Knowing one’s own name is very much important here.  In the White Goddess, Robert Graves talks about the Battle of the Trees, about the riddle.  The man could not be overcome unless his true name was known.  Gwydion guessed his name, Bran, and hence could overcome him.  It is said the Baal Shev Tov (Master of the Good Name), a famous Kabbalist, knew and had mastery over the true name of G-d.  He could work all types of miracles because of it, for to have power over G-d is to have power over His creation.  Unless we know our own true name, we can never hope to be our own masters.  We let others name us, to define who we are, and so, they are masters over us.  Only by knowing our selves can we give ourselves our own name, and be masters over our own destinies.  It is in knowing, fully knowing, ourselves in all our parts that we overcome Fate and become masters of our own destiny.

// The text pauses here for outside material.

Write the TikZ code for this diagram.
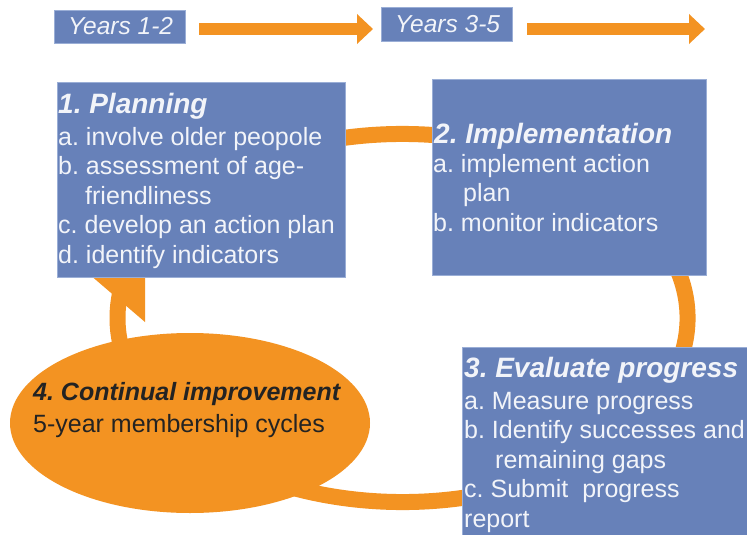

[info]heartssdesire goes on to say:

That is the Black Heart’s gift. When we have stripped away the layers of false selves we were wearing, torn away the habits of thought and feeling that do not belong to us, liberated ourselves from self-coercion, self-deceit, and we step into the Black Heart state, its gift is a radiant, black light that makes all things transparent to the gaze of innocence. That black light illuminates the chambers of the soul and shows us our true name. To speak a name is to invoke that being. The Black Heart lets us invoke our most true being to step forward and claim self-guidance of our lives, take the helm of our own ship, be master of ourselves. The Black Heart’s gift is sovereignty.

When I think of sovereignty, I think of Kether, the Crown, in Kabbalah, and of Malkuth, Kingdom.  The Crown has sovereignty over the Kingdom.  Kether is the King, the Throne, Kingship.  But what is a King without a Kingdom?  What is the King without the Land?

Image from Mythic Meditations blog.

This is shown in the story of the Fisher King that became part of the Arthurian Legends.  The Fisher King is a Graal story.  The basic story is that the Fisher King is ill, both physically and of heart.  Because of this, so is the Land.  There is drought, there is sickness.  For the Land to be healed, the Fisher King must be healed.  So he sends out his men in search of the Holy Graal which can heal anyone who drinks from it.  There’s three parts here:  the King, the Land, and the Graal.  Without the Graal, the King will die, and with the King, the Land.

In his second letter to Joe Wilson, Robert Cochrane said:

Some groups seek fulfillment in mystic experience – this is correct if one does not forget the duty of ‘involvement’ – the prime duty of the wise. It is not enough to see The Lady, it is better to serve Her and Her will by being involved in humanity, and the process of Fate (The single name of all God’s is ‘Fate’). In fate, and the overcoming of fate is the true Graal, for from this inspiration comes, and death is defeated. There is no fate so terrible that it cannot be overcome – whether by a literal victory gained by action and in time, or the deeper victory of spirit in the lonely battle of the self, Fate is the trial, the Castle Perilous in which we all meet to win or to die – Therefore, the People are concerned with Fate –for humanity is greater than the Gods’, although not as great as the Goddess. When Man triumphs, fate stops and the Gods are defeated – so you understand the meaning of magic now. Magic and religion are aids to overcome Fate, and Fate is a cradle that rocks the infant spirit.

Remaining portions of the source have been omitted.